El coronavirus y la cuarentena nos tienen aquí, exiliados en el parque del barrio, deshilando ideas, como quienes intentan desenredar unos audífonos que llevan una semana dentro del bolsillo de la chaqueta. Miro a Milo y le pregunto: “¿A qué hora terminamos aquí, Milo?”. Milo me observa de vuelta, cual si respondiera: “Ustedes son los amenazados de extinción. A mí no me metas, que yo soy inmune”.
Igual que muchos, ando obsesionado. Nunca hasta hoy había vivido una pandemia, una cuarentena, una epidemia infecciosa, un estado de emergencia ni nada similar. Cuanto menos no declarados por la oficialidad. Jamás presencié semejante brote global de pánico. El tapabocas se viralizó. El comercio suntuario está medio desierto. Como hecho inusitado las grandes industrias –no importa si son de entretenimiento, deportivas, de turismo, del sector aeronáutico o de cultura– por vez primera parecen asumir las pérdidas. La gente se aprovisiona de víveres y vacía las existencias, convencida de que se avecina una segunda peste negra. Ayer, no más, se me acabó el jabón de manos en crema. Salí al supermercado a comprar uno. Al ver la fila preferí ir a la casa de mi mamá y sonsacarlo a hurtadillas de la despensa.
¿Lo ven? Ante el coronavirus cada uno reacciona según su naturaleza y padecimientos. En el caso personal, ya tengo a cuenta propia varios eventos cancelados y un panorama laboral medio incierto. Los hipocondríacos somatizamos y buscamos síntomas en Google. Los xenófobos se alborotan. Los ‘conspiranoicos’ hilvanamos teorías dignas de Alienígenas ancestrales. Los testigos de Jehová y otros más anuncian el inicio de la ‘gran tribulación’, el prólogo del apocalipsis y el arribo del armagedón. Los egoístas, o ‘previsivos’, dirán ellos, atiborran alacenas y botiquines. Los que no gustan del colegio o de la universidad aprovechan para faltar. Los misántropos agradecemos la posibilidad de evadir cualquier contacto más allá del indispensable con nuestros semejantes sin que se nos juzgue. Unos, incluso, celebran el virus como oportunidad para frenar el flagelo demográfico y equilibrar la superpoblación. Los teleadictos, ciberadictos, ‘netflixadictos’ y demás enfermos afectados por dichas compulsiones podremos ejercer nuestras patologías con impunidad. Los medios buscan clics con historias escandalosas. Los bacteriofóbicos nos lavamos las manos cada vez que podemos, como cirujanos en tránsito de entrar al quirófano.

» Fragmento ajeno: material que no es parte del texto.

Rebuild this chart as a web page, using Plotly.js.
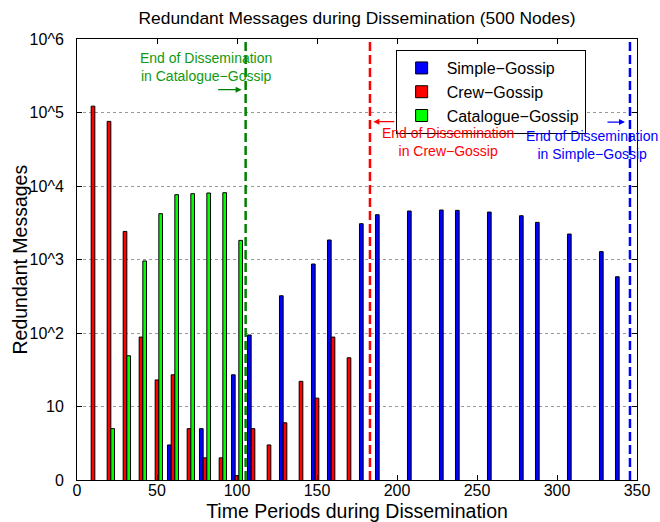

O como figuras involucradas en la ‘ñeñepolítica’, grandes beneficiarios de este caos que todo lo opaca. A veces parece que la naturaleza fuera gobiernista. Entonces uno trata de pensarlo de la manera más positiva. En donde vivo, por ejemplo, instalaron dispensadores de antibacterial dispuestos al entrar a cada ascensor… gracias al coronavirus.
Para terminar, unas palabras cuyo tono algo baboso de autosuperación no les resta valor, en vista de las proporciones de lo que podría sobrevenirnos: nuestro verdadero talante sólo aflora bajo presión exagerada y justo ahora estamos sometidos a una de las peores conocidas. Una que roza el terreno de la calamidad planetaria. Si algo hay rescatable del virus es que democratiza y une, y que a todos incluye, sin que medien discriminaciones. La pregunta es cómo terminaremos por comportarnos. ¿Rigurosos y responsables o laxos y estúpidos con aquello de la asepsia? ¿Solidarios y comprometidos o cobardes e individualistas? ¿Torpemente indiferentes o excepcional e inteligentemente cooperativos? Vuelvo a mirar a Milo y se lo digo: ¡espero que por fin seamos sensatos! Él lo piensa y se ríe!